4) A 15-year mortgage typically requires higher monthly payments than a 30-year mortgage, but the total interest paid over the life of the loan will be less.

a) True
b) False
c) Don’t know
d) Prefer not to say

5) If interest rates rise, what will typically happen to bond prices?

a) They will rise
b) They will fall
c) They will stay the same
d) There is no relationship between bond prices and the interest rate
e) Don’t know

According to the Survey, “Individuals are considered to have a basic level of financial literacy if they answered the first three question correctly; and an advanced level of financial literacy if they answer all five questions correctly.” (In case you’re playing along at home, the answers are: a,c,b,a,b.)

How did the Millennials do?

Of the sampling, 24% of them answered the first three questions correctly; and only 8% of them correctly answered all five.

I think we can all agree that these questions don’t involve quantum physics, or are as important as knowing, say, the Kardashian sisters’ dress sizes (I’ll leave the inclusion of Caitlyn Marie to your discretion).

I suspect that it would save some time if advisory clients had at least some understanding of basic financial principles. Yet I can’t help but wonder if the above knowledge would really improve advisor/client relationships, or whether both clients and advisors would benefit more from a different kind of “literacy.”

It seems to me, at least in America today, that financial services are sufficiently complex (intentionally so), that even possessing “basic financial literacy” would only give investors a false confidence that they understand how it all works. Instead, what investors and advisory clients really need is “financial services literacy:” that is, an understanding of how the financial services industry really works—and how they and their advisor fit into it. 
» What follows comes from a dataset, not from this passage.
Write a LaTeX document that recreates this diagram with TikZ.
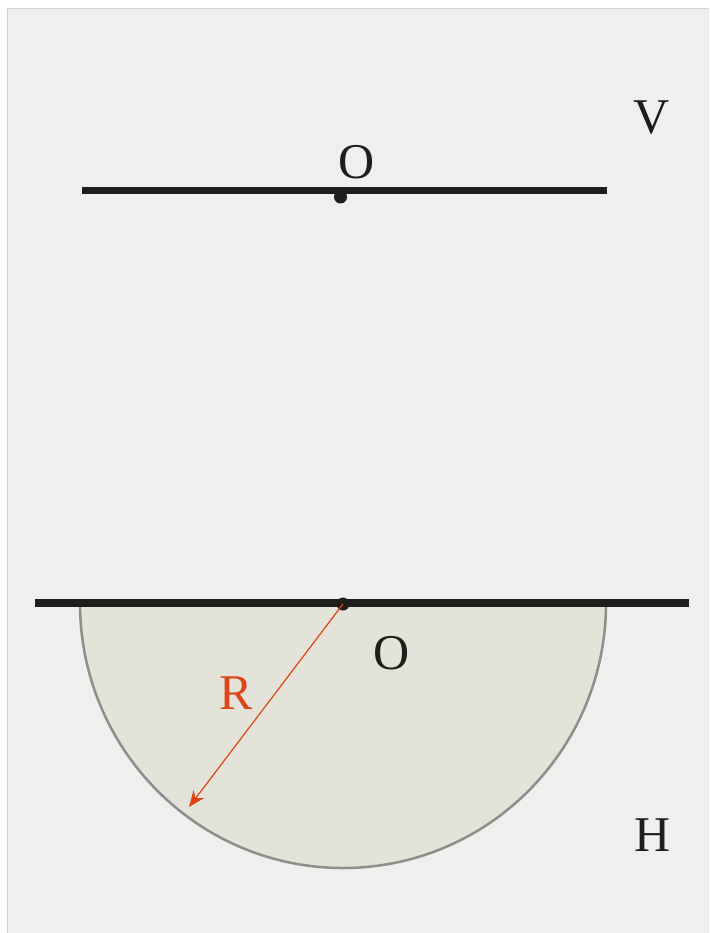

Toward that end, here are a few questions that might help investors and/or advisory clients increase their financial services literacy: 

1) Which of the following “advisors” have a legal duty to put their clients’ interest ahead of their own interests and the interests of their employer: 

Insurance Agents
Registered Investment Advisors
All of the above

2) Which of the following are ways that some financial advisors get paid:

Asset management fees
Financial Planning Fees
Referral Fees
Annual bonuses
Higher payouts
All of the above

3) Which of the following are ways some financial services firms get paid on their clients’ investments:

Asset management fees
Financial Planning fees
Overhead Expenses
Marketing Fees
Due Diligence Fees
Marketing Costs
Trading Costs
Trading Spreads
All of the above

4) Which of the following advisory relationships require resolving client disputes with arbitration rather than in courts of law?

Registered Investment Advisors
Insurance Agents
All of the above

5) Which of the following advisors have a legal duty to eliminate or minimize their conflicts of interest rather than simply disclosing them?

Registered Investment Advisors
Financial Planners
Insurance Agents
All of the above

6) Which of the following kinds of investment accounts legally require the advisor to act solely in the interest of the client?

Brokerage accounts
Asset management accounts
401(k) accounts
All of the above

It seems to me that understanding these questions and answers would give investors a much better chance of financial prosperity than knowing how interest rates affect bond prices. They might also initiate discussions that would greatly improve the relationships between independent advisors and their clients.